▶ **Task prompt**
Emit the data below verbatim, stripping out any pictures.
start Given data
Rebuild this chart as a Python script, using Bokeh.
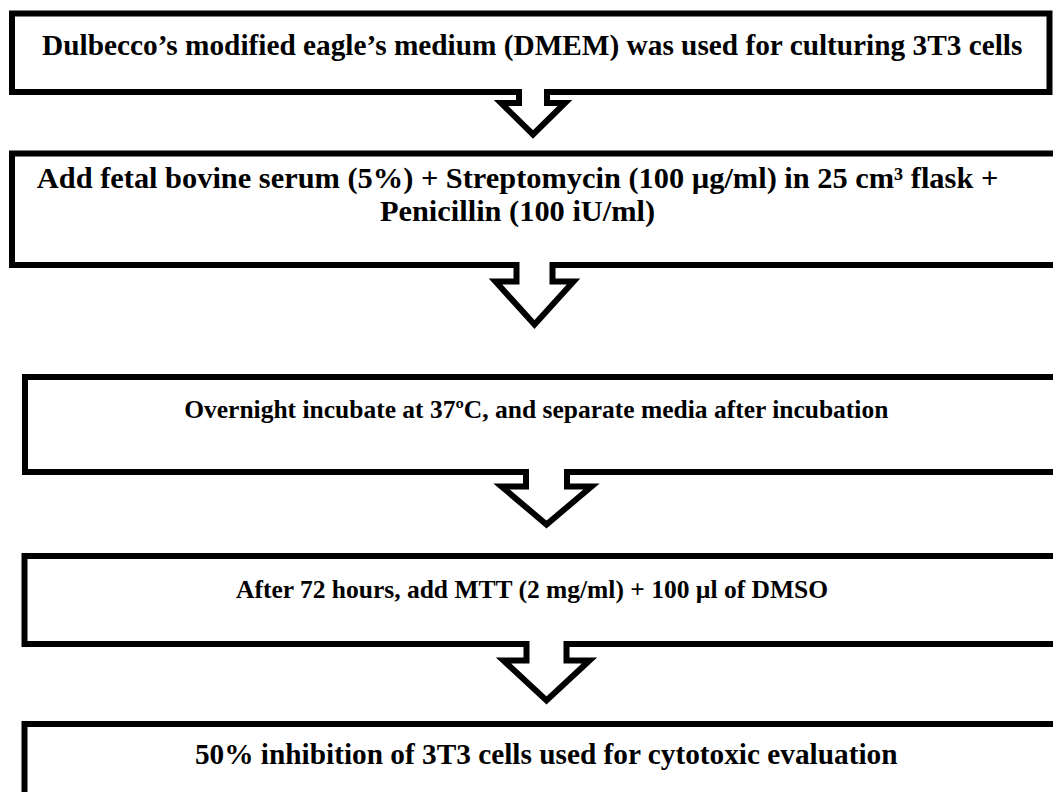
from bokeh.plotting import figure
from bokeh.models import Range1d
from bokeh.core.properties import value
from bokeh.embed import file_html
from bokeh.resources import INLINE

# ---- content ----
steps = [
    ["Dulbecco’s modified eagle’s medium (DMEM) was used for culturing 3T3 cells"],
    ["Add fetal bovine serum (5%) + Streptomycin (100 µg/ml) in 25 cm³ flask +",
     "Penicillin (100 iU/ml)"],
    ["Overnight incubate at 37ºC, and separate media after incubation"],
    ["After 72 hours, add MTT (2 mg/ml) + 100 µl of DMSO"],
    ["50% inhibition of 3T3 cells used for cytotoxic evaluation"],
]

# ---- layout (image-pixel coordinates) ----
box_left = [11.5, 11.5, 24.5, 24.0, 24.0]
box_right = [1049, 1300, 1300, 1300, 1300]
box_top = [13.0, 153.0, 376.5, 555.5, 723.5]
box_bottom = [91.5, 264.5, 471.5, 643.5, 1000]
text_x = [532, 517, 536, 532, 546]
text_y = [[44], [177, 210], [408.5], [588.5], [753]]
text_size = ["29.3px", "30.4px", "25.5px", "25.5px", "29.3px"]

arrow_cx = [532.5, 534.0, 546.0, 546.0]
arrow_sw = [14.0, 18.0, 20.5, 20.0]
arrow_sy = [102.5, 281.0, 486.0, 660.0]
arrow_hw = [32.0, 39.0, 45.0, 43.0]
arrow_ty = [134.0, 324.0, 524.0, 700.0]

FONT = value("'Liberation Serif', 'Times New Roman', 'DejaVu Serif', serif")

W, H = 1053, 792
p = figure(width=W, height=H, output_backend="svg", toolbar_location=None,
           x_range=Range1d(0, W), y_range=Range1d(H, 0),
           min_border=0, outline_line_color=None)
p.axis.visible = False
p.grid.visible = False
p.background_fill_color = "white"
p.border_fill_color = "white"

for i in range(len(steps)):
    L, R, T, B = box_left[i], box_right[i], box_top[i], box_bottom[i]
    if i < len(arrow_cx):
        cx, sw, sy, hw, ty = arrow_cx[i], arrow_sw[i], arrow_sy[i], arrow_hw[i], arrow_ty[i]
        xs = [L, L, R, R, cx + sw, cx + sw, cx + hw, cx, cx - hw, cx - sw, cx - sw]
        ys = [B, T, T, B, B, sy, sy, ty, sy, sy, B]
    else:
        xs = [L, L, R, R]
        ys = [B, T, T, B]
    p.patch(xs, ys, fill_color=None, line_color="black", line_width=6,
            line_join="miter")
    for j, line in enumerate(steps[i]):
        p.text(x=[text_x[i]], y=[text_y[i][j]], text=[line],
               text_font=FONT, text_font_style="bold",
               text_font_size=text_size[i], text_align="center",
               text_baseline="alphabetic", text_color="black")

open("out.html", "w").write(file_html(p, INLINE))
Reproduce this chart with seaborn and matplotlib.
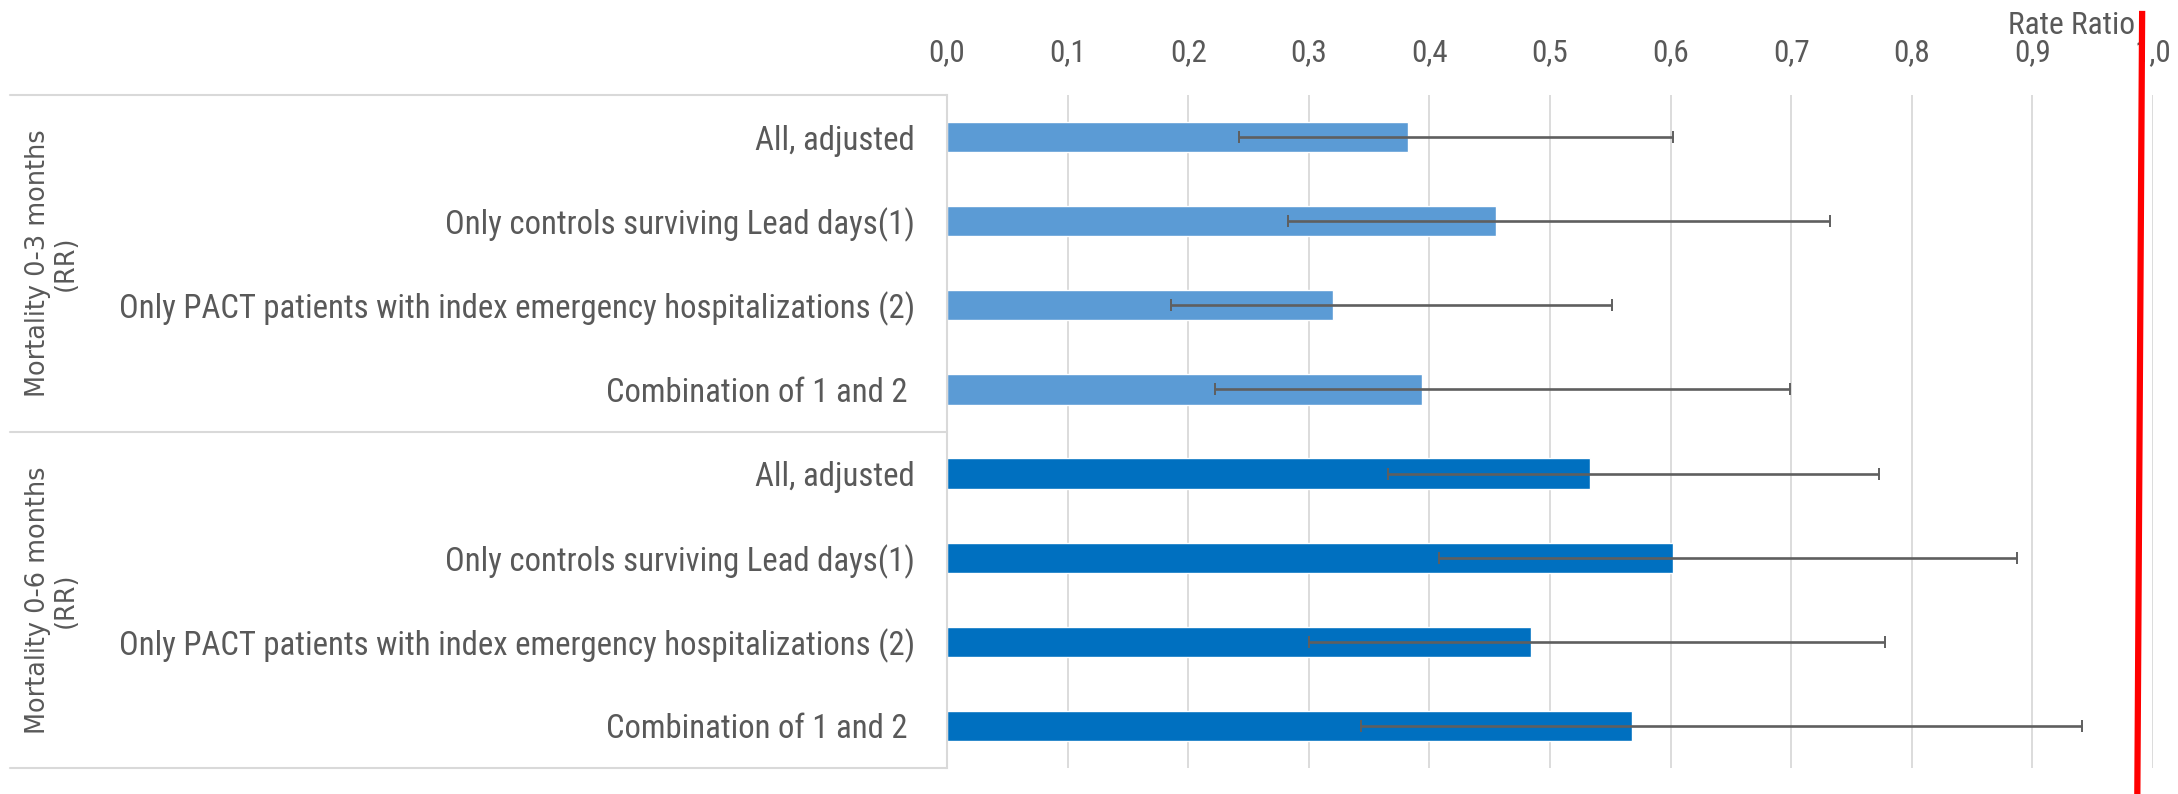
end Given data
▶ **Output for this exercise**
Rebuild this chart as a Python script, using Bokeh.
from bokeh.plotting import figure
from bokeh.models import Range1d
from bokeh.core.properties import value
from bokeh.embed import file_html
from bokeh.resources import INLINE

# ---- content ----
steps = [
    ["Dulbecco’s modified eagle’s medium (DMEM) was used for culturing 3T3 cells"],
    ["Add fetal bovine serum (5%) + Streptomycin (100 µg/ml) in 25 cm³ flask +",
     "Penicillin (100 iU/ml)"],
    ["Overnight incubate at 37ºC, and separate media after incubation"],
    ["After 72 hours, add MTT (2 mg/ml) + 100 µl of DMSO"],
    ["50% inhibition of 3T3 cells used for cytotoxic evaluation"],
]

# ---- layout (image-pixel coordinates) ----
box_left = [11.5, 11.5, 24.5, 24.0, 24.0]
box_right = [1049, 1300, 1300, 1300, 1300]
box_top = [13.0, 153.0, 376.5, 555.5, 723.5]
box_bottom = [91.5, 264.5, 471.5, 643.5, 1000]
text_x = [532, 517, 536, 532, 546]
text_y = [[44], [177, 210], [408.5], [588.5], [753]]
text_size = ["29.3px", "30.4px", "25.5px", "25.5px", "29.3px"]

arrow_cx = [532.5, 534.0, 546.0, 546.0]
arrow_sw = [14.0, 18.0, 20.5, 20.0]
arrow_sy = [102.5, 281.0, 486.0, 660.0]
arrow_hw = [32.0, 39.0, 45.0, 43.0]
arrow_ty = [134.0, 324.0, 524.0, 700.0]

FONT = value("'Liberation Serif', 'Times New Roman', 'DejaVu Serif', serif")

W, H = 1053, 792
p = figure(width=W, height=H, output_backend="svg", toolbar_location=None,
           x_range=Range1d(0, W), y_range=Range1d(H, 0),
           min_border=0, outline_line_color=None)
p.axis.visible = False
p.grid.visible = False
p.background_fill_color = "white"
p.border_fill_color = "white"

for i in range(len(steps)):
    L, R, T, B = box_left[i], box_right[i], box_top[i], box_bottom[i]
    if i < len(arrow_cx):
        cx, sw, sy, hw, ty = arrow_cx[i], arrow_sw[i], arrow_sy[i], arrow_hw[i], arrow_ty[i]
        xs = [L, L, R, R, cx + sw, cx + sw, cx + hw, cx, cx - hw, cx - sw, cx - sw]
        ys = [B, T, T, B, B, sy, sy, ty, sy, sy, B]
    else:
        xs = [L, L, R, R]
        ys = [B, T, T, B]
    p.patch(xs, ys, fill_color=None, line_color="black", line_width=6,
            line_join="miter")
    for j, line in enumerate(steps[i]):
        p.text(x=[text_x[i]], y=[text_y[i][j]], text=[line],
               text_font=FONT, text_font_style="bold",
               text_font_size=text_size[i], text_align="center",
               text_baseline="alphabetic", text_color="black")

open("out.html", "w").write(file_html(p, INLINE))
Reproduce this chart with seaborn and matplotlib.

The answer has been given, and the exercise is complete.